▸ **WHAT YOU WILL DO**
Please print the lines between the one with "Write a Python" and the one with "plt.rcParams['font.family'] = ['Lato', 'DejaVu", both ends included, exactly as written, with no pictures.
# START OF DATASET CONTENT
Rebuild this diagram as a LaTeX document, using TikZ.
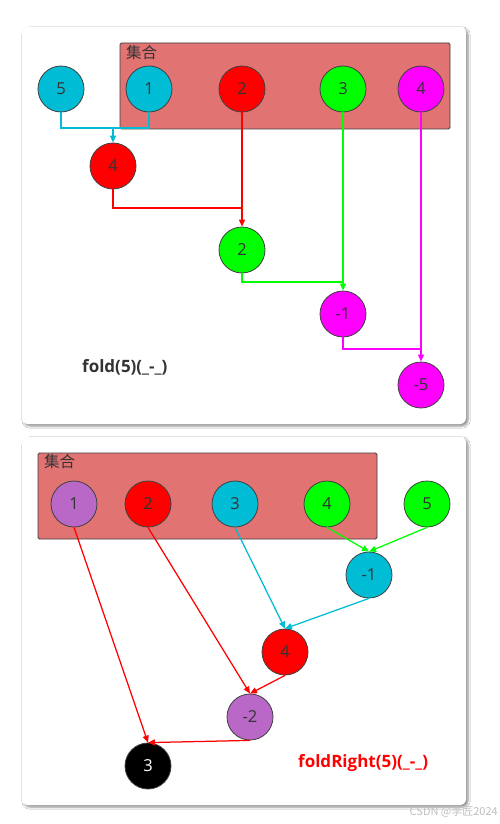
\documentclass[tikz,border=0pt]{standalone}
\usepackage{fontspec}
\setmainfont{Open Sans}
\newfontfamily\cjk{Noto Sans CJK SC}
\usetikzlibrary{arrows.meta,shadows.blur}
\definecolor{ccyan}{RGB}{0,188,212}
\definecolor{cred}{RGB}{255,0,0}
\definecolor{cgreen}{RGB}{0,255,0}
\definecolor{cmag}{RGB}{255,0,255}
\definecolor{cpurple}{RGB}{186,104,200}
\definecolor{cset}{RGB}{226,115,115}
\definecolor{cborder}{RGB}{64,64,64}
\definecolor{ctext}{RGB}{51,51,51}
\tikzset{
  panel/.style={draw=none, fill=white, rounded corners=6pt,
    blur shadow={shadow xshift=2pt, shadow yshift=-2pt, shadow blur steps=6, shadow opacity=45}},
  setbox/.style={draw=cborder, fill=cset, line width=0.9pt, rounded corners=1.5pt},
  ball/.style={circle, draw=cborder, line width=0.8pt, minimum size=46pt, inner sep=0pt,
    font=\fontsize{16.5}{16.5}\selectfont, text=ctext},
  wire/.style={line width=1.25pt},
  conn/.style={line width=1.25pt, -{Triangle[length=7pt,width=6pt]}},
  settitle/.style={anchor=north west, inner sep=0pt, text=ctext, font=\cjk\fontsize{15.5}{15.5}\selectfont},
  caption/.style={anchor=west, inner sep=0pt, font=\bfseries\fontsize{17}{17}\selectfont}
}
\begin{document}
\begin{tikzpicture}[x=1pt,y=-1pt]
\useasboundingbox (0,0) rectangle (499,824);
\fill[white] (0,0) rectangle (499,824);
% ---------- top panel ----------
\node[panel, minimum width=444pt, minimum height=397pt, inner sep=0pt] (p1) at (244,225.5) {};
\node[setbox, minimum width=330pt, minimum height=86pt, inner sep=0pt] (s1) at (285,86) {};
\node[settitle] (t1) at (126,45) {集合};
\node[ball, fill=ccyan] (a5) at (61,89) {5};
\node[ball, fill=ccyan] (a1) at (149,89) {1};
\node[ball, fill=cred] (a2) at (242,89) {2};
\node[ball, fill=cgreen] (a3) at (343,89) {3};
\node[ball, fill=cmag] (a4) at (421,89) {4};
\node[ball, fill=cred] (r4) at (113,166) {4};
\node[ball, fill=cgreen] (r2) at (242,250) {2};
\node[ball, fill=cmag] (rm1) at (343,314) {-1};
\node[ball, fill=cmag] (rm5) at (421,385) {-5};
\node[caption, text=ctext] (c1) at (82,367) {fold(5)(\_-\_)};
% connectors top
\draw[ccyan, wire] (a5.south) |- (113,128);
\draw[ccyan, wire] (a1.south) |- (113,128);
\draw[ccyan, conn] (113,128) -- (r4.north);
\draw[cred, wire] (r4.south) |- (242,208);
\draw[cred, conn] (a2.south) -- (r2.north);
\draw[cgreen, wire] (r2.south) |- (343,282);
\draw[cgreen, conn] (a3.south) -- (rm1.north);
\draw[cmag, wire] (rm1.south) |- (421,349);
\draw[cmag, conn] (a4.south) -- (rm5.north);
% ---------- bottom panel ----------
\node[panel, minimum width=444pt, minimum height=368pt, inner sep=0pt] (p2) at (244,621) {};
\node[setbox, minimum width=339pt, minimum height=86pt, inner sep=0pt] (s2) at (207.5,496) {};
\node[settitle] (t2) at (44,454) {集合};
\node[ball, fill=cpurple] (b1) at (74,504) {1};
\node[ball, fill=cred] (b2) at (148,504) {2};
\node[ball, fill=ccyan] (b3) at (235,504) {3};
\node[ball, fill=cgreen] (b4) at (327,504) {4};
\node[ball, fill=cgreen] (b5) at (427,504) {5};
\node[ball, fill=ccyan] (q1) at (369,575) {-1};
\node[ball, fill=cred] (q4) at (285,652) {4};
\node[ball, fill=cpurple] (q2) at (250,717) {-2};
\node[ball, fill=black, text=white] (q3) at (148,766) {3};
\node[caption, text=cred] (c2) at (298,763) {foldRight(5)(\_-\_)};
% connectors bottom
\draw[cgreen, conn] (b4.south) -- (q1.north);
\draw[cgreen, conn] (b5.south) -- (q1.north);
\draw[ccyan, conn] (b3.south) -- (q4.north);
\draw[ccyan, conn] (q1.south) -- (q4.north);
\draw[cred, conn] (b2.south) -- (q2.north);
\draw[cred, conn] (q4.south) -- (q2.north);
\draw[cred, conn] (b1.south) -- (q3.north);
\draw[cred, conn] (q2.south) -- (q3.north);
% watermark
\node[anchor=east, inner sep=0pt, text=black!25, font=\cjk\fontsize{11}{11}\selectfont] (wm) at (498,812) {CSDN @李匠2024};
\end{tikzpicture}
\end{document}
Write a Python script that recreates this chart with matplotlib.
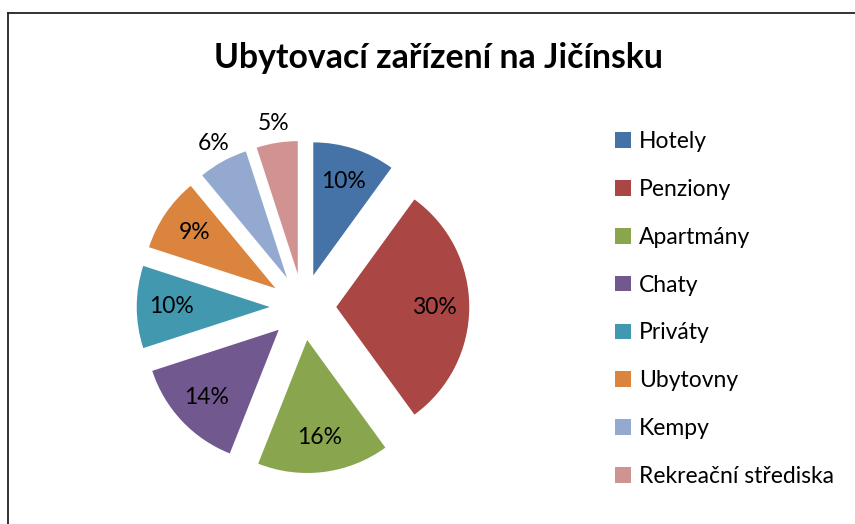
import numpy as np
import matplotlib.pyplot as plt
from matplotlib.lines import Line2D

# Data
categories = ['Hotely', 'Penziony', 'Apartmány', 'Chaty', 'Priváty',
              'Ubytovny', 'Kempy', 'Rekreační střediska']
shares = [10, 30, 16, 14, 10, 9, 6, 5]
colors = ['#4572A7', '#AA4643', '#89A54E', '#71588F', '#4198AF',
          '#DB843D', '#93A9CF', '#D19392']
title = 'Ubytovací zařízení na Jičínsku'

plt.rcParams['font.family'] = ['Lato', 'DejaVu Sans']

W, H = 855, 524
fig = plt.figure(figsize=(W / 100, H / 100), dpi=100)

# pie axes: centre ~ (303, 307) px, radius ~133 px
r_px = 133
cx, cy = 303, 307
side = 3 * r_px
ax = fig.add_axes([(cx - side / 2) / W, (H - cy - side / 2) / H, side / W, side / H])

explode = [0.25] * len(shares)
wedges, texts, autotexts = ax.pie(shares, colors=colors, explode=explode,
                                  startangle=90, counterclock=False,
                                  autopct='%1.0f%%', pctdistance=0.74,
                                  wedgeprops=dict(linewidth=0),
                                  textprops=dict(fontsize=16.5, color='black'))
# pie() resets the limits, so set them afterwards
ax.set_xlim(-1.5, 1.5)
ax.set_ylim(-1.5, 1.5)
ax.axis('off')

# small slices get their label outside, like Excel does
for w, t, v in zip(wedges, autotexts, shares):
    if v < 8:
        ang = np.deg2rad((w.theta1 + w.theta2) / 2)
        x0, y0 = w.center
        t.set_position((x0 + 1.15 * np.cos(ang), y0 + 1.15 * np.sin(ang)))

fig.text(438 / W, 1 - 58 / H, title, ha='center', va='center',
         fontsize=24.3, fontweight='bold')

fig.legend(wedges, categories, loc='upper left',
           bbox_to_anchor=(606 / W, 1 - 122 / H), frameon=False,
           fontsize=16.5, handlelength=0.68, handleheight=0.68,
           handletextpad=0.35, labelspacing=1.17, borderaxespad=0)

# chart frame (only the left and top edges fall inside the picture)
fig.add_artist(Line2D([8 / W, 8 / W], [0, 1 - 13 / H], transform=fig.transFigure,
                      color='#222222', lw=1.3))
fig.add_artist(Line2D([8 / W, 1], [1 - 13 / H, 1 - 13 / H], transform=fig.transFigure,
                      color='#222222', lw=1.3))

fig.savefig('out.png', dpi=100)
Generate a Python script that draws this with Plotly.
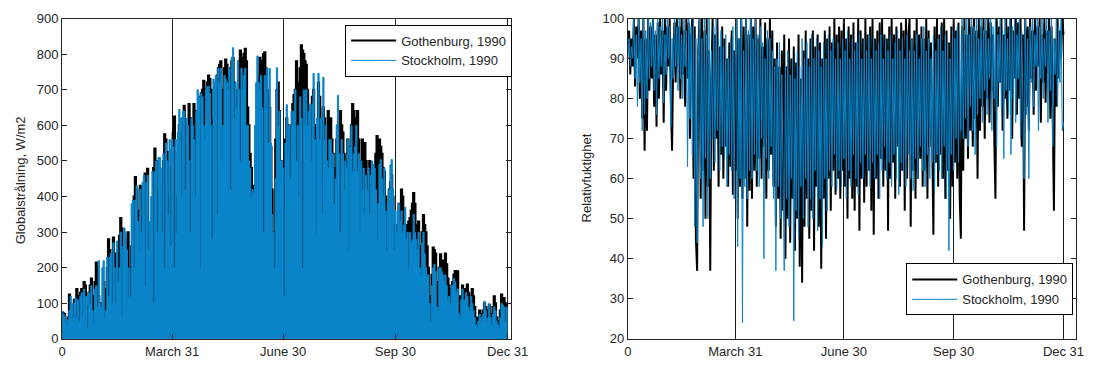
# END OF DATASET CONTENT
▸ **OUTPUT OF THE TASK**
Write a Python script that recreates this chart with matplotlib.
import numpy as np
import matplotlib.pyplot as plt
from matplotlib.lines import Line2D

# Data
categories = ['Hotely', 'Penziony', 'Apartmány', 'Chaty', 'Priváty',
              'Ubytovny', 'Kempy', 'Rekreační střediska']
shares = [10, 30, 16, 14, 10, 9, 6, 5]
colors = ['#4572A7', '#AA4643', '#89A54E', '#71588F', '#4198AF',
          '#DB843D', '#93A9CF', '#D19392']
title = 'Ubytovací zařízení na Jičínsku'

plt.rcParams['font.family'] = ['Lato', 'DejaVu Sans']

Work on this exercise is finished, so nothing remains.